REQUIREMENT:
Output the material below unchanged, apart from leaving out the pictures.

----------

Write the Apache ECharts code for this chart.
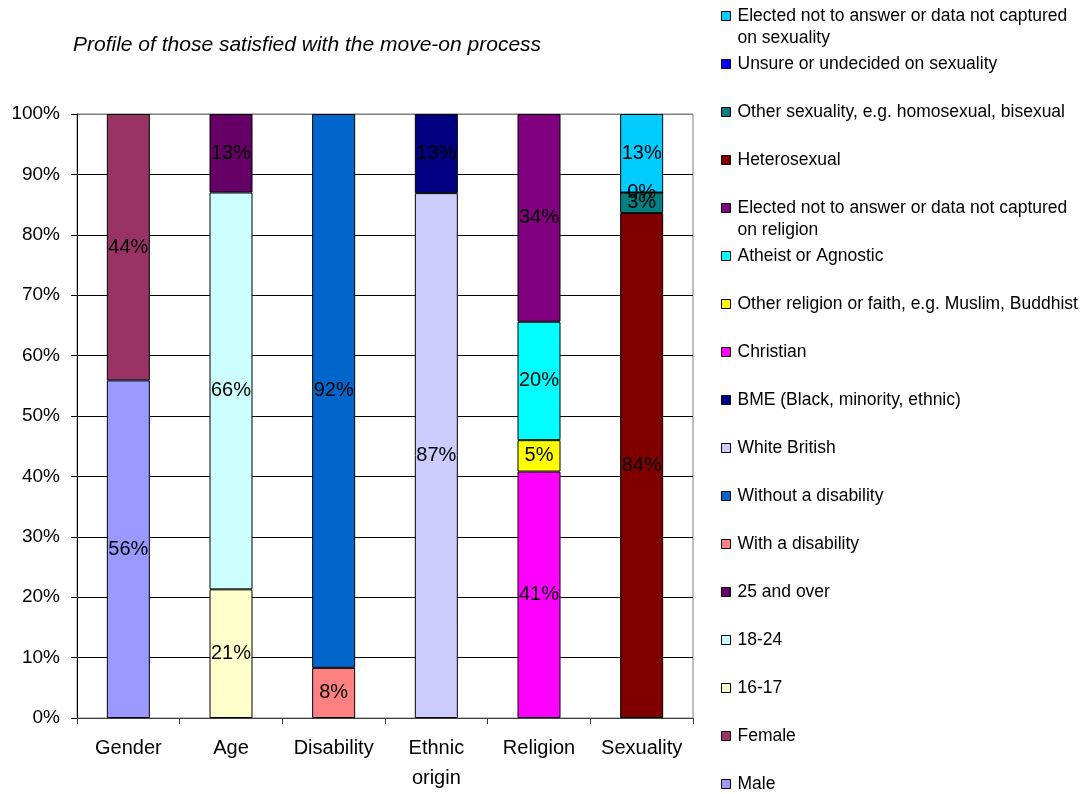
<!DOCTYPE html>
<html>
<head>
<meta charset="utf-8">
<script src="https://cdn.jsdelivr.net/npm/echarts@6/dist/echarts.min.js"></script>
<style>
  html, body { margin: 0; padding: 0; background: #fff; }
  #chart { width: 1082px; height: 794px; }
</style>
</head>
<body>
<div id="chart"></div>
<script>
const categories = ['Gender', 'Age', 'Disability', 'Ethnic origin', 'Religion', 'Sexuality'];
const yTicks = [0, 10, 20, 30, 40, 50, 60, 70, 80, 90, 100];

const seriesNames = [
  'Male',
  'Female',
  '16-17',
  '18-24',
  '25 and over',
  'With a disability',
  'Without a disability',
  'White British',
  'BME (Black, minority, ethnic)',
  'Christian',
  'Other religion or faith, e.g. Muslim, Buddhist',
  'Atheist or Agnostic',
  'Elected not to answer or data not captured on religion',
  'Heterosexual',
  'Other sexuality, e.g. homosexual, bisexual',
  'Unsure or undecided on sexuality',
  'Elected not to answer or data not captured on sexuality'
];
// index into categories for each series
const seriesCategory = [0, 0, 1, 1, 1, 2, 2, 3, 3, 4, 4, 4, 4, 5, 5, 5, 5];
// percentage values
const seriesValues = [55.9, 44.1, 21.3, 65.7, 13.0, 8.3, 91.7, 86.9, 13.1, 40.8, 5.2, 19.6, 34.4, 83.6, 3.4, 0, 13.0];

const seriesColors = [
  '#9999FF', '#993366', '#FFFFCC', '#CCFFFF', '#660066', '#FF8080', '#0066CC',
  '#CCCCFF', '#000080', '#FF00FF', '#FFFF00', '#00FFFF', '#800080', '#800000',
  '#008080', '#0000FF', '#00CCFF'
];

// legend display lines (two-line entries wrap like the original)
const legendLines = {
  'Elected not to answer or data not captured on religion': ['Elected not to answer or data not captured', 'on religion'],
  'Elected not to answer or data not captured on sexuality': ['Elected not to answer or data not captured', 'on sexuality']
};

const FONT = "'Liberation Sans', Arial, sans-serif";

const series = seriesNames.map((name, i) => ({
  name: name,
  type: 'bar',
  stack: 'all',
  barWidth: 43,
  color: seriesColors[i],
  itemStyle: { color: seriesColors[i], borderColor: '#000', borderWidth: 1 },
  label: {
    show: true,
    position: 'inside',
    color: '#000',
    fontFamily: FONT,
    fontSize: 20,
    formatter: p => Math.round(p.value) + '%'
  },
  emphasis: { disabled: true },
  data: categories.map((c, j) => j === seriesCategory[i] ? seriesValues[i] : '-')
}));

const legendOrder = seriesNames.slice().reverse();
const legends = legendOrder.map((name, k) => {
  const twoLine = !!legendLines[name];
  const center = 16 + 48 * k;
  return {
    data: [name],
    orient: 'vertical',
    left: 721,
    top: twoLine ? center - 33 : center - 11,
    padding: 0,
    itemWidth: 9,
    itemHeight: 9,
    icon: 'rect',
    selectedMode: false,
    itemStyle: { borderColor: '#000', borderWidth: 1 },
    formatter: n => legendLines[n] ? '\n' + legendLines[n].join('\n') : n,
    textStyle: {
      fontFamily: FONT,
      fontSize: 17.5,
      color: '#000',
      lineHeight: 22,
      padding: [0, 0, 0, 2]
    }
  };
});

const gridColors = yTicks.map((v, i) => i === yTicks.length - 1 ? '#808080' : '#000');

const option = {
  animation: false,
  backgroundColor: '#fff',
  title: {
    text: 'Profile of those satisfied with the move-on process',
    left: 73,
    top: 35,
    padding: 0,
    textStyle: { fontFamily: FONT, fontSize: 21, fontStyle: 'italic', fontWeight: 'normal', color: '#000' }
  },
  legend: legends,
  grid: {
    left: 77, right: 389, top: 114, bottom: 76,
    show: true, borderColor: '#808080', borderWidth: 1, backgroundColor: '#fff'
  },
  xAxis: {
    type: 'category',
    data: categories,
    axisLine: { show: true, lineStyle: { color: '#404040', width: 1 } },
    axisTick: { show: true, length: 6, lineStyle: { color: '#404040' } },
    axisLabel: {
      interval: 0,
      margin: 15,
      color: '#000',
      fontFamily: FONT,
      fontSize: 20,
      lineHeight: 30,
      formatter: v => v.replace(' ', '\n')
    },
    splitLine: { show: false }
  },
  yAxis: {
    type: 'value',
    min: 0,
    max: 100,
    interval: 10,
    axisLine: { show: true, lineStyle: { color: '#000', width: 1 } },
    axisTick: { show: true, length: 6, lineStyle: { color: '#000' } },
    axisLabel: { margin: 17, color: '#000', fontFamily: FONT, fontSize: 19, formatter: '{value}%' },
    splitLine: { show: true, lineStyle: { color: gridColors, width: 1 } }
  },
  series: series
};

const chart = echarts.init(document.getElementById('chart'), null, { renderer: 'canvas' });
chart.setOption(option);
</script>
</body>
</html>
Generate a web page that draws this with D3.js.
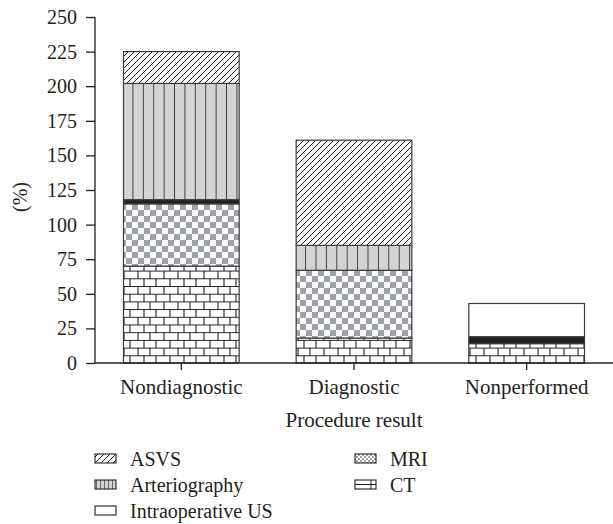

----------

EXERCISE ANSWER:
Write the Apache ECharts code for this chart.
<!DOCTYPE html>
<html>
<head>
<meta charset="utf-8">
<script src="https://cdn.jsdelivr.net/npm/echarts@6/dist/echarts.min.js"></script>
<style>
  html, body { margin: 0; padding: 0; background: #fff; }
  #chart { width: 1082px; height: 794px; }
</style>
</head>
<body>
<div id="chart"></div>
<script>
const categories = ['Gender', 'Age', 'Disability', 'Ethnic origin', 'Religion', 'Sexuality'];
const yTicks = [0, 10, 20, 30, 40, 50, 60, 70, 80, 90, 100];

const seriesNames = [
  'Male',
  'Female',
  '16-17',
  '18-24',
  '25 and over',
  'With a disability',
  'Without a disability',
  'White British',
  'BME (Black, minority, ethnic)',
  'Christian',
  'Other religion or faith, e.g. Muslim, Buddhist',
  'Atheist or Agnostic',
  'Elected not to answer or data not captured on religion',
  'Heterosexual',
  'Other sexuality, e.g. homosexual, bisexual',
  'Unsure or undecided on sexuality',
  'Elected not to answer or data not captured on sexuality'
];
// index into categories for each series
const seriesCategory = [0, 0, 1, 1, 1, 2, 2, 3, 3, 4, 4, 4, 4, 5, 5, 5, 5];
// percentage values
const seriesValues = [55.9, 44.1, 21.3, 65.7, 13.0, 8.3, 91.7, 86.9, 13.1, 40.8, 5.2, 19.6, 34.4, 83.6, 3.4, 0, 13.0];

const seriesColors = [
  '#9999FF', '#993366', '#FFFFCC', '#CCFFFF', '#660066', '#FF8080', '#0066CC',
  '#CCCCFF', '#000080', '#FF00FF', '#FFFF00', '#00FFFF', '#800080', '#800000',
  '#008080', '#0000FF', '#00CCFF'
];

// legend display lines (two-line entries wrap like the original)
const legendLines = {
  'Elected not to answer or data not captured on religion': ['Elected not to answer or data not captured', 'on religion'],
  'Elected not to answer or data not captured on sexuality': ['Elected not to answer or data not captured', 'on sexuality']
};

const FONT = "'Liberation Sans', Arial, sans-serif";

const series = seriesNames.map((name, i) => ({
  name: name,
  type: 'bar',
  stack: 'all',
  barWidth: 43,
  color: seriesColors[i],
  itemStyle: { color: seriesColors[i], borderColor: '#000', borderWidth: 1 },
  label: {
    show: true,
    position: 'inside',
    color: '#000',
    fontFamily: FONT,
    fontSize: 20,
    formatter: p => Math.round(p.value) + '%'
  },
  emphasis: { disabled: true },
  data: categories.map((c, j) => j === seriesCategory[i] ? seriesValues[i] : '-')
}));

const legendOrder = seriesNames.slice().reverse();
const legends = legendOrder.map((name, k) => {
  const twoLine = !!legendLines[name];
  const center = 16 + 48 * k;
  return {
    data: [name],
    orient: 'vertical',
    left: 721,
    top: twoLine ? center - 33 : center - 11,
    padding: 0,
    itemWidth: 9,
    itemHeight: 9,
    icon: 'rect',
    selectedMode: false,
    itemStyle: { borderColor: '#000', borderWidth: 1 },
    formatter: n => legendLines[n] ? '\n' + legendLines[n].join('\n') : n,
    textStyle: {
      fontFamily: FONT,
      fontSize: 17.5,
      color: '#000',
      lineHeight: 22,
      padding: [0, 0, 0, 2]
    }
  };
});

const gridColors = yTicks.map((v, i) => i === yTicks.length - 1 ? '#808080' : '#000');

const option = {
  animation: false,
  backgroundColor: '#fff',
  title: {
    text: 'Profile of those satisfied with the move-on process',
    left: 73,
    top: 35,
    padding: 0,
    textStyle: { fontFamily: FONT, fontSize: 21, fontStyle: 'italic', fontWeight: 'normal', color: '#000' }
  },
  legend: legends,
  grid: {
    left: 77, right: 389, top: 114, bottom: 76,
    show: true, borderColor: '#808080', borderWidth: 1, backgroundColor: '#fff'
  },
  xAxis: {
    type: 'category',
    data: categories,
    axisLine: { show: true, lineStyle: { color: '#404040', width: 1 } },
    axisTick: { show: true, length: 6, lineStyle: { color: '#404040' } },
    axisLabel: {
      interval: 0,
      margin: 15,
      color: '#000',
      fontFamily: FONT,
      fontSize: 20,
      lineHeight: 30,
      formatter: v => v.replace(' ', '\n')
    },
    splitLine: { show: false }
  },
  yAxis: {
    type: 'value',
    min: 0,
    max: 100,
    interval: 10,
    axisLine: { show: true, lineStyle: { color: '#000', width: 1 } },
    axisTick: { show: true, length: 6, lineStyle: { color: '#000' } },
    axisLabel: { margin: 17, color: '#000', fontFamily: FONT, fontSize: 19, formatter: '{value}%' },
    splitLine: { show: true, lineStyle: { color: gridColors, width: 1 } }
  },
  series: series
};

const chart = echarts.init(document.getElementById('chart'), null, { renderer: 'canvas' });
chart.setOption(option);
</script>
</body>
</html>
Generate a web page that draws this with D3.js.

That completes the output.